SHORT EXERCISE → The lines to extract run from the first line of the material below to the line containing "(0,0) rectangle (954,612);", both included; leave the pictures behind.

DATASET ROWS →

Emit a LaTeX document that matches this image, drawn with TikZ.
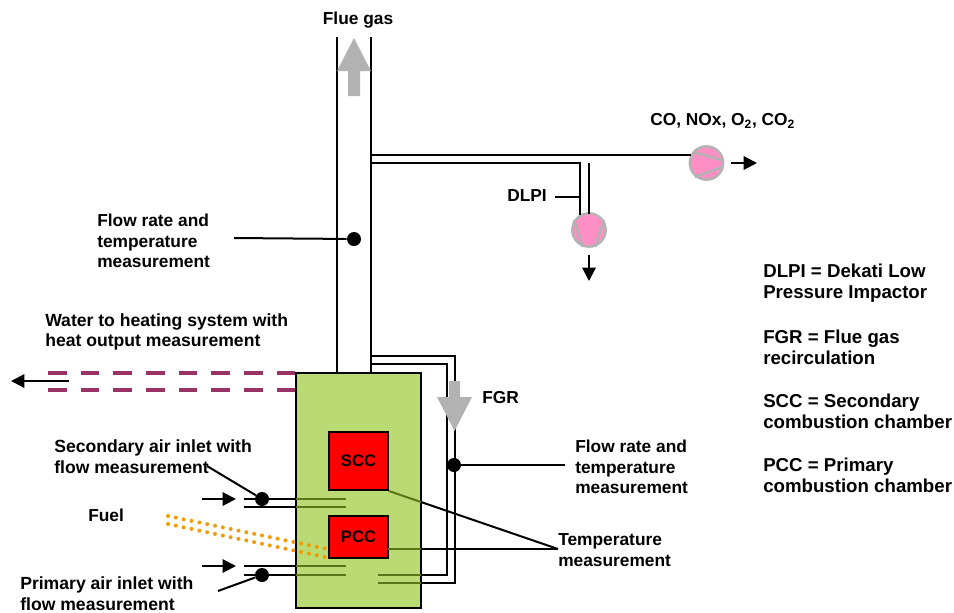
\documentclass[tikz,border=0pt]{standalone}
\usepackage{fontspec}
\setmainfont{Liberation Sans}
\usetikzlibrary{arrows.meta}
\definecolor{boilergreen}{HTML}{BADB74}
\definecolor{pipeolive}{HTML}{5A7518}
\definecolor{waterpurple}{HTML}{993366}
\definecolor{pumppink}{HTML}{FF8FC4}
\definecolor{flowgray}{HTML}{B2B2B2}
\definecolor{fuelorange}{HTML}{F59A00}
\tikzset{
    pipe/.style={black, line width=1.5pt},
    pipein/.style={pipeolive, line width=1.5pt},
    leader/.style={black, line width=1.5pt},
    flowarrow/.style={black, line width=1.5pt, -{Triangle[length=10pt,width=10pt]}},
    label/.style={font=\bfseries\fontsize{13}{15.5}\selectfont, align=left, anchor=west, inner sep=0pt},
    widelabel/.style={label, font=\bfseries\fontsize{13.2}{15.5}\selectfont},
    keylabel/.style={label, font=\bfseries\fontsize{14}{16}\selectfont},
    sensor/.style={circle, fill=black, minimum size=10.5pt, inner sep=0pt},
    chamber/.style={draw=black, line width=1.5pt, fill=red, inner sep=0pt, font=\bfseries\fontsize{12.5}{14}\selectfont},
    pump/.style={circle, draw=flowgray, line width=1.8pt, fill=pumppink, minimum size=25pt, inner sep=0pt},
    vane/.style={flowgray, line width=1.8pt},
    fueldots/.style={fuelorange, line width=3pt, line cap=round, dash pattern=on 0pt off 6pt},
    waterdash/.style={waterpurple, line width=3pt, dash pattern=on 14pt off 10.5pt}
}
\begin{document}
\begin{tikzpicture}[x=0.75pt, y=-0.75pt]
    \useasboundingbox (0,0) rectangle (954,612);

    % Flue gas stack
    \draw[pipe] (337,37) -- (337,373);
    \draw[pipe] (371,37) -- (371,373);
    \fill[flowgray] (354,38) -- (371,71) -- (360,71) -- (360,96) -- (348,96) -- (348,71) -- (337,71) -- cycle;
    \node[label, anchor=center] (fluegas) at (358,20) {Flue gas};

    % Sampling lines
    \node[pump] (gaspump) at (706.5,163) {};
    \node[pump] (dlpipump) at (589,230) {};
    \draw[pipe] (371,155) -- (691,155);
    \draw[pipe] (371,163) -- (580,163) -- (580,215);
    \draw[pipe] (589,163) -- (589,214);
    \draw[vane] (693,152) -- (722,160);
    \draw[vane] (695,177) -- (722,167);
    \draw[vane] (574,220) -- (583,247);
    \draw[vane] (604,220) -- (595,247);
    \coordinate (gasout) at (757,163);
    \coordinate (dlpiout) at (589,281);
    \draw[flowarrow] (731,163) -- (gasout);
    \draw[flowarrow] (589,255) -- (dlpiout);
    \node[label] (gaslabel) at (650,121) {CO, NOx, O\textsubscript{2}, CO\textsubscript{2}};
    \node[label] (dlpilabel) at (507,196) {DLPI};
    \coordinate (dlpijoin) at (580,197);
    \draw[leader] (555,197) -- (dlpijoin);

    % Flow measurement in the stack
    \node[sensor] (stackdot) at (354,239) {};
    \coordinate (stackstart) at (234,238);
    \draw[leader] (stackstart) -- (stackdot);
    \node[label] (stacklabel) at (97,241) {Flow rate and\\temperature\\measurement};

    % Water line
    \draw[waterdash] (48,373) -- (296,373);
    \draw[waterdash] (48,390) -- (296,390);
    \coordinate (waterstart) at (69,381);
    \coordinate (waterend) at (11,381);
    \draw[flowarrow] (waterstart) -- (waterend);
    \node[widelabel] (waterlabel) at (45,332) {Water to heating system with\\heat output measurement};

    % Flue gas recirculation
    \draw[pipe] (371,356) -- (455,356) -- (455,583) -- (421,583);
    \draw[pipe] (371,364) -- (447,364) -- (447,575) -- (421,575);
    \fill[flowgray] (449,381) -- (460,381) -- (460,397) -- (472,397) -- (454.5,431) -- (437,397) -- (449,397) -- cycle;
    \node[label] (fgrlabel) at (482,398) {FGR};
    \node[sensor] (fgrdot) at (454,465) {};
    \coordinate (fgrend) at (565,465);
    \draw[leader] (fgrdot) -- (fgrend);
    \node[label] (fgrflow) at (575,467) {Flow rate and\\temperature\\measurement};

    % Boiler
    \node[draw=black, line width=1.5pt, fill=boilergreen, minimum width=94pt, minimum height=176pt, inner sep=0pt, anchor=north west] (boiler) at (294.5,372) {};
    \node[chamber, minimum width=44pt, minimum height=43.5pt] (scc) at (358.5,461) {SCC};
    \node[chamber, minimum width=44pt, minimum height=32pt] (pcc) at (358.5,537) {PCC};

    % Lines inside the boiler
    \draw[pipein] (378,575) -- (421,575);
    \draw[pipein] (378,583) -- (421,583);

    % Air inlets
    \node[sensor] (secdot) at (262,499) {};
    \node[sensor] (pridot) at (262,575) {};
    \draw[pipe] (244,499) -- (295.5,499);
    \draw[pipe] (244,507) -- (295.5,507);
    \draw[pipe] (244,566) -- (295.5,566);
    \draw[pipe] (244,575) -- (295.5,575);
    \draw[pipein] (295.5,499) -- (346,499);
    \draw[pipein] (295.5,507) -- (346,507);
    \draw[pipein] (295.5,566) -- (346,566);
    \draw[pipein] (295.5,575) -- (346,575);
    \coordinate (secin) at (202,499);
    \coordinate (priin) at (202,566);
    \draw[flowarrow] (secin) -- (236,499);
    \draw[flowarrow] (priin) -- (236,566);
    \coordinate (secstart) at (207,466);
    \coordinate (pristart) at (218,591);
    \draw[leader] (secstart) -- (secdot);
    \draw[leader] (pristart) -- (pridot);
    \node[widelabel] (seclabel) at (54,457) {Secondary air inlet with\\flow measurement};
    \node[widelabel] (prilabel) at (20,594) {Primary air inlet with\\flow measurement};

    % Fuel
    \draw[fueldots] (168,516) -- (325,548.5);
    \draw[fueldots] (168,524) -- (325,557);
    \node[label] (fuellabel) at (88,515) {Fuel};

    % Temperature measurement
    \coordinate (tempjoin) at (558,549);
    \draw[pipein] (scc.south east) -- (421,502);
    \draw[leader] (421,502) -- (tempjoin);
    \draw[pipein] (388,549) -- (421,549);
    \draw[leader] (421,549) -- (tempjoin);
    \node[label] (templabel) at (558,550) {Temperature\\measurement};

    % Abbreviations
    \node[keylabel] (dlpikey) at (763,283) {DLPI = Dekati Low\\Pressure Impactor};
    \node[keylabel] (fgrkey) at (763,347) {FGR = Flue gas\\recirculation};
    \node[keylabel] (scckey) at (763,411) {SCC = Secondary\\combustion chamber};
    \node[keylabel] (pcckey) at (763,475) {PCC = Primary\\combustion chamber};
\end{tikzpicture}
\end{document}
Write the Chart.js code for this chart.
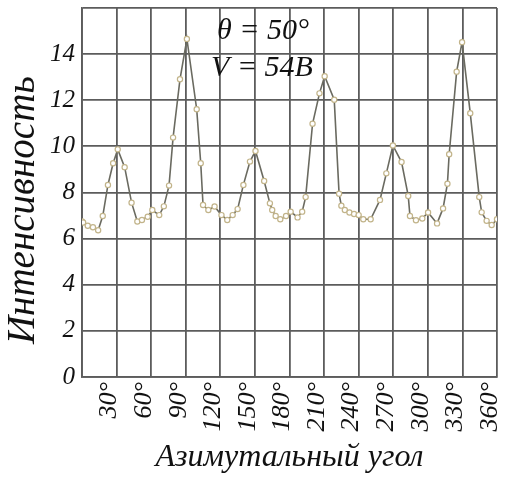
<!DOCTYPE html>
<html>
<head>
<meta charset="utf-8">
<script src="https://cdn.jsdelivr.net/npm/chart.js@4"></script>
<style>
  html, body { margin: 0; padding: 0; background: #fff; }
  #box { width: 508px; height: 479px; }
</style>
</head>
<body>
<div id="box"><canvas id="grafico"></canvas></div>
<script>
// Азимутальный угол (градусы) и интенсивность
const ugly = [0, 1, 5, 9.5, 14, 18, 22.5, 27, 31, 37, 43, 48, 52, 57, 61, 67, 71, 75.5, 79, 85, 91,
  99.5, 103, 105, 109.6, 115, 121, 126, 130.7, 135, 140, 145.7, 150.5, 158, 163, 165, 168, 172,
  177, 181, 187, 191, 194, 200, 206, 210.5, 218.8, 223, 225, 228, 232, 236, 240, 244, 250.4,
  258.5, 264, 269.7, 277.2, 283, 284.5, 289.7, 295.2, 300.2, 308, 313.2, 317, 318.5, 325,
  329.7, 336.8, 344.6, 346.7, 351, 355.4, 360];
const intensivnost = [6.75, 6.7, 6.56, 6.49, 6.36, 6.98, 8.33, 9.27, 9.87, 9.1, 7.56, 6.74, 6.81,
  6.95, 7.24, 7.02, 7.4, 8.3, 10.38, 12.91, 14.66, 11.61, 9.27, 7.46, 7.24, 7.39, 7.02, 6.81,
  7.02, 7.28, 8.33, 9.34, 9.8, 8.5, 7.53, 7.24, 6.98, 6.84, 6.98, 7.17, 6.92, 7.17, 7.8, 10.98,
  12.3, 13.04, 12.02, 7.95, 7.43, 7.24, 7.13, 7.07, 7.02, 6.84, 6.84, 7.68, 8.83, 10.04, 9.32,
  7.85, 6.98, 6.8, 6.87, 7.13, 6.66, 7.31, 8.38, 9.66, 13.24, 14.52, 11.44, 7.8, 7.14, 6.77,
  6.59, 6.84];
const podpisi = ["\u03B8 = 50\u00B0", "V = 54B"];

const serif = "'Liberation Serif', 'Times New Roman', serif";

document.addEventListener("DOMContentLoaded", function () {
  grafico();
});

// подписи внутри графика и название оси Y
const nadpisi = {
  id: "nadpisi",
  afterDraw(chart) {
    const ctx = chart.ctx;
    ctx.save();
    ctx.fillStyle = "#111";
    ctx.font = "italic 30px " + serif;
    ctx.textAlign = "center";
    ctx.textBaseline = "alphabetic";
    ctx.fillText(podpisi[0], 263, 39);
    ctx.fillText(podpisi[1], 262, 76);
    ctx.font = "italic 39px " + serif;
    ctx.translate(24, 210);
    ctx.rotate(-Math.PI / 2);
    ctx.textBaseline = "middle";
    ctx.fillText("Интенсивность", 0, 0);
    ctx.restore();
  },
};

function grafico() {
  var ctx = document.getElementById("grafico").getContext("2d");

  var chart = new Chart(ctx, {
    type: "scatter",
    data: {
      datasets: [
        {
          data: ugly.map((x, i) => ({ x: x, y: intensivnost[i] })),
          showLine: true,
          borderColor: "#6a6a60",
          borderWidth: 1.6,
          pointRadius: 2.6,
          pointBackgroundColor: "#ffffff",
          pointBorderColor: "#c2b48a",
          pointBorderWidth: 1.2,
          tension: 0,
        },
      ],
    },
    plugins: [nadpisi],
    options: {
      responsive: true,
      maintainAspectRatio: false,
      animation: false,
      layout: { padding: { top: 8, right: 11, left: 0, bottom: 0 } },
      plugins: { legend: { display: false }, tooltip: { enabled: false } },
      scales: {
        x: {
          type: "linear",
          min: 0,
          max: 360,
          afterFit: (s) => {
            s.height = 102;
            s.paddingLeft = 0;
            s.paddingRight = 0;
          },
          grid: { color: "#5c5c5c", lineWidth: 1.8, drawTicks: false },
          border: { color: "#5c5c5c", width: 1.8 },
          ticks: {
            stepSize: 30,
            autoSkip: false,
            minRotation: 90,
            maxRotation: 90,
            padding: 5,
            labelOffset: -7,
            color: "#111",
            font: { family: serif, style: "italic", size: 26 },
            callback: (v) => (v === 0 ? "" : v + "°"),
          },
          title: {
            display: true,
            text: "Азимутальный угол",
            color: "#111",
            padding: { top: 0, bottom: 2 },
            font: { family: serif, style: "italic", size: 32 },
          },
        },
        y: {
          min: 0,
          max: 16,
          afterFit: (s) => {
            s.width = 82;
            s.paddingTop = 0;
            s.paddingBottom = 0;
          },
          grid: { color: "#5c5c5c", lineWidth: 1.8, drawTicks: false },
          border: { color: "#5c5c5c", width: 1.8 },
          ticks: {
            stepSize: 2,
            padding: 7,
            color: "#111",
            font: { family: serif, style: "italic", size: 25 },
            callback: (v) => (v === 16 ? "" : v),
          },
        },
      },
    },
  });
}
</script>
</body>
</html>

RESPONSE →
Emit a LaTeX document that matches this image, drawn with TikZ.
\documentclass[tikz,border=0pt]{standalone}
\usepackage{fontspec}
\setmainfont{Liberation Sans}
\usetikzlibrary{arrows.meta}
\definecolor{boilergreen}{HTML}{BADB74}
\definecolor{pipeolive}{HTML}{5A7518}
\definecolor{waterpurple}{HTML}{993366}
\definecolor{pumppink}{HTML}{FF8FC4}
\definecolor{flowgray}{HTML}{B2B2B2}
\definecolor{fuelorange}{HTML}{F59A00}
\tikzset{
    pipe/.style={black, line width=1.5pt},
    pipein/.style={pipeolive, line width=1.5pt},
    leader/.style={black, line width=1.5pt},
    flowarrow/.style={black, line width=1.5pt, -{Triangle[length=10pt,width=10pt]}},
    label/.style={font=\bfseries\fontsize{13}{15.5}\selectfont, align=left, anchor=west, inner sep=0pt},
    widelabel/.style={label, font=\bfseries\fontsize{13.2}{15.5}\selectfont},
    keylabel/.style={label, font=\bfseries\fontsize{14}{16}\selectfont},
    sensor/.style={circle, fill=black, minimum size=10.5pt, inner sep=0pt},
    chamber/.style={draw=black, line width=1.5pt, fill=red, inner sep=0pt, font=\bfseries\fontsize{12.5}{14}\selectfont},
    pump/.style={circle, draw=flowgray, line width=1.8pt, fill=pumppink, minimum size=25pt, inner sep=0pt},
    vane/.style={flowgray, line width=1.8pt},
    fueldots/.style={fuelorange, line width=3pt, line cap=round, dash pattern=on 0pt off 6pt},
    waterdash/.style={waterpurple, line width=3pt, dash pattern=on 14pt off 10.5pt}
}
\begin{document}
\begin{tikzpicture}[x=0.75pt, y=-0.75pt]
    \useasboundingbox (0,0) rectangle (954,612);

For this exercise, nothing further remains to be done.